Rieckhallen In 2004, another part of the building complex, the former Güterbahnhof, which is connected to the Hamburger Bahnhof, was rebuilt as an exhibition hall, the
Rieckhallen, for the
Friedrich Christian Flick Collection. Between 2004 and 2010, the
Museum für Gegenwart exhibited parts of the
Friedrich Christian Flick Collection, whose main focus is on the late 20th century. The collection contains large-format works by
Paul McCarthy,
Jason Rhoades,
Rodney Graham,
Peter Fischli and David Weiss, and
Stan Douglas, including elaborate installations and complex filmic spaces. Due to its connection with the
Flick family, the display (which had been rejected by the city of
Zurich) gave rise to protests in 2004. Flick nonetheless agreed to lend 1,500 works to the Berlin State Museums, initially for seven years. The first show included about 400 works. Flick then extended the loan for another ten years to 2021. He also invested 8 million euros into having architects
Kuehn Malvezzi renovate the Rieckhallen, the former depot of the German Imperial Railway, to showcase his works.
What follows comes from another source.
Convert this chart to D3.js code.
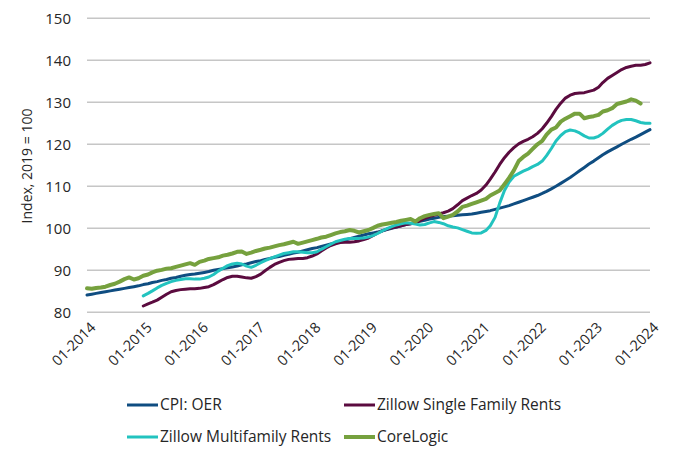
<!DOCTYPE html>
<html><head><meta charset="utf-8">
<script src="https://cdn.jsdelivr.net/npm/d3@7"></script>
<style>body{margin:0;background:#fff}svg{display:block}text{font-family:"Open Sans",sans-serif}</style>
</head><body><svg id="c" width="680" height="457"></svg>
<script>
// Monthly data starting 01-2014 (index 0); null = no data
const startYear = 2014;
const xTickLabels = ["01-2014","01-2015","01-2016","01-2017","01-2018","01-2019","01-2020","01-2021","01-2022","01-2023","01-2024"];
const yTicks = [80,90,100,110,120,130,140,150];
const seriesNames = ["CPI: OER","Zillow Single Family Rents","Zillow Multifamily Rents","CoreLogic"];
const seriesColors = ["#0f4d81","#5b0b3f","#22c3bf","#76a13e"];

const cpiOER = [
 84.1,84.3,84.5,84.7,84.9,85.1,85.3,85.5,85.7,85.9,86.1,86.3,
 86.6,86.8,87.1,87.3,87.6,87.8,88.1,88.3,88.6,88.8,89.0,89.1,
 89.3,89.5,89.7,90.0,90.2,90.4,90.6,90.8,91.0,91.3,91.5,91.8,
 92.1,92.3,92.6,92.8,93.1,93.3,93.6,93.8,94.1,94.3,94.6,94.9,
 95.2,95.4,95.7,96.0,96.3,96.6,96.9,97.2,97.5,97.8,98.1,98.4,
 98.7,98.9,99.1,99.4,99.7,100.0,100.3,100.6,100.9,101.1,101.4,101.7,
 101.9,102.2,102.4,102.6,102.8,102.9,103.0,103.1,103.2,103.3,103.4,103.6,
 103.8,104.0,104.2,104.5,104.8,105.1,105.4,105.8,106.2,106.6,107.0,107.4,
 107.8,108.3,108.8,109.4,110.0,110.7,111.4,112.1,112.9,113.7,114.5,115.3,
 116.0,116.8,117.5,118.2,118.8,119.4,120.0,120.6,121.2,121.7,122.3,122.9,
 123.5];
const zillowSF = [
 null,null,null,null,null,null,null,null,null,null,null,null,
 81.5,82.0,82.4,82.9,83.6,84.3,84.9,85.2,85.4,85.5,85.6,85.6,
 85.7,85.9,86.1,86.6,87.2,87.8,88.3,88.6,88.6,88.4,88.2,88.1,
 88.5,89.1,89.9,90.7,91.4,91.9,92.3,92.6,92.7,92.8,92.8,93.0,
 93.4,93.9,94.6,95.3,95.9,96.3,96.6,96.7,96.7,96.8,97.0,97.3,
 97.7,98.3,98.9,99.4,99.8,100.1,100.3,100.6,100.9,101.1,101.3,101.8,
 102.4,102.8,103.1,103.4,103.7,104.1,104.7,105.6,106.6,107.2,107.8,108.3,
 109.1,110.3,111.7,113.4,115.2,116.8,118.1,119.2,120.1,120.7,121.2,121.8,
 122.6,123.7,125.0,126.6,128.3,129.8,131.0,131.7,132.1,132.2,132.3,132.6,
 132.9,133.6,134.7,135.7,136.4,137.1,137.8,138.3,138.6,138.8,138.8,139.0,
 139.4];
const zillowMF = [
 null,null,null,null,null,null,null,null,null,null,null,null,
 83.9,84.5,85.1,85.8,86.4,86.9,87.3,87.6,87.8,88.0,88.0,87.9,
 87.9,88.1,88.4,89.0,89.8,90.5,91.1,91.5,91.7,91.5,91.0,90.7,
 91.2,91.8,92.3,92.8,93.2,93.6,94.0,94.2,94.4,94.4,94.3,94.2,
 94.2,94.4,95.0,95.6,96.2,96.8,97.1,97.4,97.6,97.6,97.6,97.7,
 97.9,98.3,98.8,99.4,99.9,100.4,100.8,101.1,101.3,101.2,101.0,100.8,
 100.9,101.3,101.6,101.4,101.1,100.6,100.3,100.1,99.7,99.3,98.9,98.8,
 98.9,99.5,100.6,102.6,106.0,109.0,111.0,112.4,113.0,113.6,114.1,114.7,
 115.2,116.0,117.3,119.0,120.8,122.1,123.0,123.4,123.2,122.7,122.0,121.5,
 121.5,121.9,122.6,123.6,124.5,125.2,125.7,125.9,125.9,125.6,125.2,125.0,
 125.0];
const coreLogic = [
 85.7,85.6,85.8,85.9,86.1,86.5,86.8,87.3,87.9,88.3,87.8,88.1,
 88.7,89.0,89.5,89.9,90.1,90.4,90.5,90.8,91.1,91.4,91.7,91.3,
 92.0,92.3,92.7,92.9,93.1,93.5,93.7,94.0,94.4,94.5,93.9,94.2,
 94.6,94.9,95.2,95.4,95.7,96.0,96.2,96.5,96.8,96.3,96.6,96.9,
 97.2,97.5,97.8,98.0,98.4,98.8,99.1,99.3,99.6,99.4,99.0,99.3,
 99.6,100.1,100.6,100.9,101.1,101.3,101.5,101.8,102.0,102.2,101.6,102.4,
 102.9,103.2,103.4,103.6,102.4,102.8,103.2,104.0,105.1,105.4,105.8,106.2,
 106.6,107.0,107.8,108.4,109.0,110.5,112.0,113.8,116.0,117.0,117.8,118.9,
 120.0,120.8,122.3,123.5,124.0,125.4,126.1,126.7,127.3,127.3,126.2,126.5,
 126.7,127.0,127.8,128.1,128.6,129.6,129.9,130.2,130.7,130.4,129.7];

const allSeries = [cpiOER, zillowSF, zillowMF, coreLogic];
const widths = [3,3,3,4];

const svg = d3.select("#c");
const m = {left:87, right:650, top:18.3, bottom:312.3};
const x = d3.scaleTime().domain([new Date(startYear,0,1), new Date(2024,0,1)]).range([m.left, m.right]);
const y = d3.scaleLinear().domain([80,150]).range([m.bottom, m.top]);
const dateOf = i => new Date(startYear + Math.floor(i/12), i%12, 1);

// gridlines
svg.append("g").selectAll("line").data(yTicks).join("line")
  .attr("x1", m.left).attr("x2", m.right)
  .attr("y1", d=>y(d)).attr("y2", d=>y(d))
  .attr("stroke","#c6c6c6").attr("stroke-width",1.5);

// y axis labels
const yAxis = d3.axisLeft(y).tickValues(yTicks).tickSize(0).tickPadding(0);
svg.append("g").attr("transform",`translate(71,0)`).call(yAxis)
  .call(g=>g.select(".domain").remove())
  .call(g=>g.selectAll("text").attr("font-size",15).attr("fill","#262626").attr("font-family","'Open Sans',sans-serif"));

// x axis labels
const xTickDates = xTickLabels.map((s,i)=>new Date(startYear+i,0,1));
const xAxis = d3.axisBottom(x).tickValues(xTickDates).tickSize(0).tickFormat((d,i)=>xTickLabels[i]);
const xg = svg.append("g").attr("transform",`translate(0,${m.bottom})`).call(xAxis);
xg.select(".domain").remove();
xg.selectAll("text")
  .attr("font-size",14.5).attr("fill","#262626").attr("font-family","'Open Sans',sans-serif")
  .attr("text-anchor","end").attr("dy",0).attr("y",0)
  .attr("transform","translate(9,16) rotate(-45)");

// y title
svg.append("text").attr("transform","translate(32,166) rotate(-90)")
  .attr("text-anchor","middle").attr("font-size",14).attr("fill","#262626")
  .text("Index, 2019 = 100");

// lines
const line = d3.line().defined(d=>d[1]!=null).x(d=>x(d[0])).y(d=>y(d[1]));
allSeries.forEach((s,k)=>{
  svg.append("path").datum(s.map((v,i)=>[dateOf(i),v]))
    .attr("d", line).attr("fill","none").attr("stroke",seriesColors[k])
    .attr("stroke-width",widths[k]).attr("stroke-linejoin","round").attr("stroke-linecap","round");
});

// legend
const legPos = [[127,405],[344,405],[127,437],[344,437]];
seriesNames.forEach((n,k)=>{
  const [lx,ly]=legPos[k];
  svg.append("line").attr("x1",lx).attr("x2",lx+31).attr("y1",ly).attr("y2",ly)
    .attr("stroke",seriesColors[k]).attr("stroke-width",widths[k]);
  svg.append("text").attr("x",lx+33).attr("y",ly).attr("dy","0.35em")
    .attr("font-size",15.5).attr("fill","#262626").text(n);
});
</script></body></html>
In 2020, the museum building's owner – Austrian property company
CA Immo – announced plans to demolish the Rieckhallen after the rental contract expires in September 2021. The planned demolition prompted Flick to end the loan of his collection. Shortly after, the
Federal Agency for Real Estate (BIMA) entered into negotiations to buy the Hamburger Bahnhof. By November 2022, the federal government paid €66 million ($68 million) for the Hamburger Bahnhof and the state of Berlin bought the Rieckhallen for around €100 million ($103 million) via a combination of funds and a land swap.